=== INFORMATION PROVIDED ===

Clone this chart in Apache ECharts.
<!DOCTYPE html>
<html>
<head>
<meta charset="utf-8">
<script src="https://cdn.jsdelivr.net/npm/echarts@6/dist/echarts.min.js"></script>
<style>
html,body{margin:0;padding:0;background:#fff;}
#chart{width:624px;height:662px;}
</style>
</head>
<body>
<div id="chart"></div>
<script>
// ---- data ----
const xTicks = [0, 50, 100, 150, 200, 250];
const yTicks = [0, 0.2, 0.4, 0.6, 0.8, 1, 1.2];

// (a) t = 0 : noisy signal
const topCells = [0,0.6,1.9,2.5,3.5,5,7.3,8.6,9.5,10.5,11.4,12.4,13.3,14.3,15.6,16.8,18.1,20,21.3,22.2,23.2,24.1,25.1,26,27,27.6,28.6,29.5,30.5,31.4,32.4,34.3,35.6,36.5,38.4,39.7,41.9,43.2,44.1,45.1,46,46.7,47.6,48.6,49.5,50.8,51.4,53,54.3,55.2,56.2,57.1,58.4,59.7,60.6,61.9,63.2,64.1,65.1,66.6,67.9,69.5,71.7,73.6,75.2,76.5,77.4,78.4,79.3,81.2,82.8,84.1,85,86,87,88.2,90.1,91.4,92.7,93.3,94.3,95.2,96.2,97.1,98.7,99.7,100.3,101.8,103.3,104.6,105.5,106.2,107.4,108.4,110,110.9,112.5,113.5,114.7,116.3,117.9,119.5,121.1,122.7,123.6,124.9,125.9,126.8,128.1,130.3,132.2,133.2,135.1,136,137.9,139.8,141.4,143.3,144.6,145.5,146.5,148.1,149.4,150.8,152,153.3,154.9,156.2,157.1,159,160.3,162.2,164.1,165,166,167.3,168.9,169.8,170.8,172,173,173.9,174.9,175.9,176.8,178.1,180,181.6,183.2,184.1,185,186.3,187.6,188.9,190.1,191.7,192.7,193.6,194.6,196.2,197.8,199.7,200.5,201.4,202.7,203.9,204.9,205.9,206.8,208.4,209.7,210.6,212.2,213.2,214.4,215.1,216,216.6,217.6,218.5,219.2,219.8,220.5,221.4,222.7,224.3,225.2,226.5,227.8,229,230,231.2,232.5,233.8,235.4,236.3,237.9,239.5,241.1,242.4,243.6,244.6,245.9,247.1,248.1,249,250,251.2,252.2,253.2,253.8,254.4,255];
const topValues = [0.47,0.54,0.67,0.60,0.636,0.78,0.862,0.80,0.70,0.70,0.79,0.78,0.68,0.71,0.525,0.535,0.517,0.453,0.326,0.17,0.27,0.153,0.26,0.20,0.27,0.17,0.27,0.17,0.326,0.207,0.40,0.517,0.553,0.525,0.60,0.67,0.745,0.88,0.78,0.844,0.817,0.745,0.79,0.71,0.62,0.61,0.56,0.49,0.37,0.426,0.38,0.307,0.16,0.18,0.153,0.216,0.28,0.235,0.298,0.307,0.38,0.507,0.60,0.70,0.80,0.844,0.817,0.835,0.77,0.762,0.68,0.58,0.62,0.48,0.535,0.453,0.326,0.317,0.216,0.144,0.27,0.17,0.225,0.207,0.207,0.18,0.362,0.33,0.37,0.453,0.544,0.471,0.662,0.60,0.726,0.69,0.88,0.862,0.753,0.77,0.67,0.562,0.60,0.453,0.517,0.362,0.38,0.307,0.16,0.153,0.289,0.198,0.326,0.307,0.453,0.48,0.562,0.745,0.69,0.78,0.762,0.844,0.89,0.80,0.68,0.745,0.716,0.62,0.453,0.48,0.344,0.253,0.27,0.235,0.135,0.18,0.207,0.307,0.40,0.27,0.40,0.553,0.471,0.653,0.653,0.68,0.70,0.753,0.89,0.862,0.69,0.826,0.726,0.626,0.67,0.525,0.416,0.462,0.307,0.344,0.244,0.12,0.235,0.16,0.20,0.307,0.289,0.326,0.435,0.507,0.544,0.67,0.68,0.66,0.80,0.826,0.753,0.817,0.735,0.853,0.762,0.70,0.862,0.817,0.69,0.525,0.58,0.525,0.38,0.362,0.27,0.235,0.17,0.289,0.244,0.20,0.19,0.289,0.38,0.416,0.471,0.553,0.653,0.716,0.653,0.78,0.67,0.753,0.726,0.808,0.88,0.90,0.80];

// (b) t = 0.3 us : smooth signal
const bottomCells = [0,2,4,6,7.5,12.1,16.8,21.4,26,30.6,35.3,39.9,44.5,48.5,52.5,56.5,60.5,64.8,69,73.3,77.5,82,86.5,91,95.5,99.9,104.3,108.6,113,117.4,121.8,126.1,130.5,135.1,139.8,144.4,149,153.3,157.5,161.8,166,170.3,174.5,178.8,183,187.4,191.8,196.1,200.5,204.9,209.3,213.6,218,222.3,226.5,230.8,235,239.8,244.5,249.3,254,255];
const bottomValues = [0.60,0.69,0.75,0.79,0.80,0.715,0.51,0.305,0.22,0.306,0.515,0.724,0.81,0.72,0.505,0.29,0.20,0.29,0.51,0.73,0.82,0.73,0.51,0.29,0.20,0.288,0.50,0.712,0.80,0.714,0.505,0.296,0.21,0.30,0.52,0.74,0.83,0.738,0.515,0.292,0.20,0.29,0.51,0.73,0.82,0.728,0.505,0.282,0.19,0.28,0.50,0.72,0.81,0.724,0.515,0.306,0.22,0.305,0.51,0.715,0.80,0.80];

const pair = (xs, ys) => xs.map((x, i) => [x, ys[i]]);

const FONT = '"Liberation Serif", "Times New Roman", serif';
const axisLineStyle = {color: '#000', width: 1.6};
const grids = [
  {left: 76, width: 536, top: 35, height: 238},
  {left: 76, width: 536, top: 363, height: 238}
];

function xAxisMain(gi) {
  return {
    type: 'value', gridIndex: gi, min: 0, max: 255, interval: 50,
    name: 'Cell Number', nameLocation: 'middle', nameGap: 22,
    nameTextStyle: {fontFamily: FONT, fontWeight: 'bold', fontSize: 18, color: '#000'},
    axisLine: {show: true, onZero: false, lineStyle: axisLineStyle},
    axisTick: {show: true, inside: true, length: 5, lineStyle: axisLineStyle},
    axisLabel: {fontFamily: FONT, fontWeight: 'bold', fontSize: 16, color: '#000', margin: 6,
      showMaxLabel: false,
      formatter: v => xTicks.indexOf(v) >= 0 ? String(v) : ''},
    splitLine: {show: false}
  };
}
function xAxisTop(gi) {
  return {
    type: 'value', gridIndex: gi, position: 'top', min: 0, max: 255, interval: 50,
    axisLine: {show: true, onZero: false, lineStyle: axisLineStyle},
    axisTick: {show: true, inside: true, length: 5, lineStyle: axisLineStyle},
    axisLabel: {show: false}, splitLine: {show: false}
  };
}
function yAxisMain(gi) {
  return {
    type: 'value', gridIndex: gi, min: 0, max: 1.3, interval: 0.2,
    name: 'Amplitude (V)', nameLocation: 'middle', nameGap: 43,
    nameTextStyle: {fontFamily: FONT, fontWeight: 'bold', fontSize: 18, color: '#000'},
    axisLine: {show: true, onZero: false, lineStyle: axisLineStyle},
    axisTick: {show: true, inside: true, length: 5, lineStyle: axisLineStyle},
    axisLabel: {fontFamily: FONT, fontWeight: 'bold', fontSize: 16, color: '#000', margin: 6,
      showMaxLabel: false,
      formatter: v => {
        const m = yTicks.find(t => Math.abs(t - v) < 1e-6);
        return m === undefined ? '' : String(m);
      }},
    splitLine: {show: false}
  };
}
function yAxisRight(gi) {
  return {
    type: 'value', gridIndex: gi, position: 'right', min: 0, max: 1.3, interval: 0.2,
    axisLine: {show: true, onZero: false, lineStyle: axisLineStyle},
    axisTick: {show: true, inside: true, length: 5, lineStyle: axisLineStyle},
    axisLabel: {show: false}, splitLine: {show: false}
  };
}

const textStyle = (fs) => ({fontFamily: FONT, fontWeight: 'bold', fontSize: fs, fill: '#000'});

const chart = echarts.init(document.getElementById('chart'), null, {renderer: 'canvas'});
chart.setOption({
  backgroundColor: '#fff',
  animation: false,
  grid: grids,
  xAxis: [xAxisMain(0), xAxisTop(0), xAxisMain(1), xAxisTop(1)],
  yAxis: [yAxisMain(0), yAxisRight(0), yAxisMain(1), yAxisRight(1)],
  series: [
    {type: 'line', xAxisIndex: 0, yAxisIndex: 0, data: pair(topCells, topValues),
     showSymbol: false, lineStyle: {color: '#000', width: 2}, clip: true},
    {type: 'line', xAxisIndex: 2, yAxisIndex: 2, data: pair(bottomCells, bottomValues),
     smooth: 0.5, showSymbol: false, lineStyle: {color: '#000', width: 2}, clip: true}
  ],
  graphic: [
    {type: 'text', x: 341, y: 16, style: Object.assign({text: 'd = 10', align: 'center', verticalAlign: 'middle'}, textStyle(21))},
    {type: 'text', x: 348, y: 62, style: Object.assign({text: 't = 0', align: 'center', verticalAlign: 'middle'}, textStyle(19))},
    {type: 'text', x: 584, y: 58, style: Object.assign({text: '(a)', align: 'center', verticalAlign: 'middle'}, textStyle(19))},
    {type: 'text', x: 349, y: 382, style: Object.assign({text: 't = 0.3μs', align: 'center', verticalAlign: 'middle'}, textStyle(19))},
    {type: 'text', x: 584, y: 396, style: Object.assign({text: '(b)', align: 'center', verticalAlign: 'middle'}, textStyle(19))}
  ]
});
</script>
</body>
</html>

===

WHAT NEEDS TO BE DONE: Restate the listing exactly, starting at its first line and ending at the line where "const yTicks = [0, 0.2, 0.4, 0.6, 0.8, 1, 1.2];" occurs; include both and no other lines.

EXERCISE ANSWER:
Clone this chart in Apache ECharts.
<!DOCTYPE html>
<html>
<head>
<meta charset="utf-8">
<script src="https://cdn.jsdelivr.net/npm/echarts@6/dist/echarts.min.js"></script>
<style>
html,body{margin:0;padding:0;background:#fff;}
#chart{width:624px;height:662px;}
</style>
</head>
<body>
<div id="chart"></div>
<script>
// ---- data ----
const xTicks = [0, 50, 100, 150, 200, 250];
const yTicks = [0, 0.2, 0.4, 0.6, 0.8, 1, 1.2];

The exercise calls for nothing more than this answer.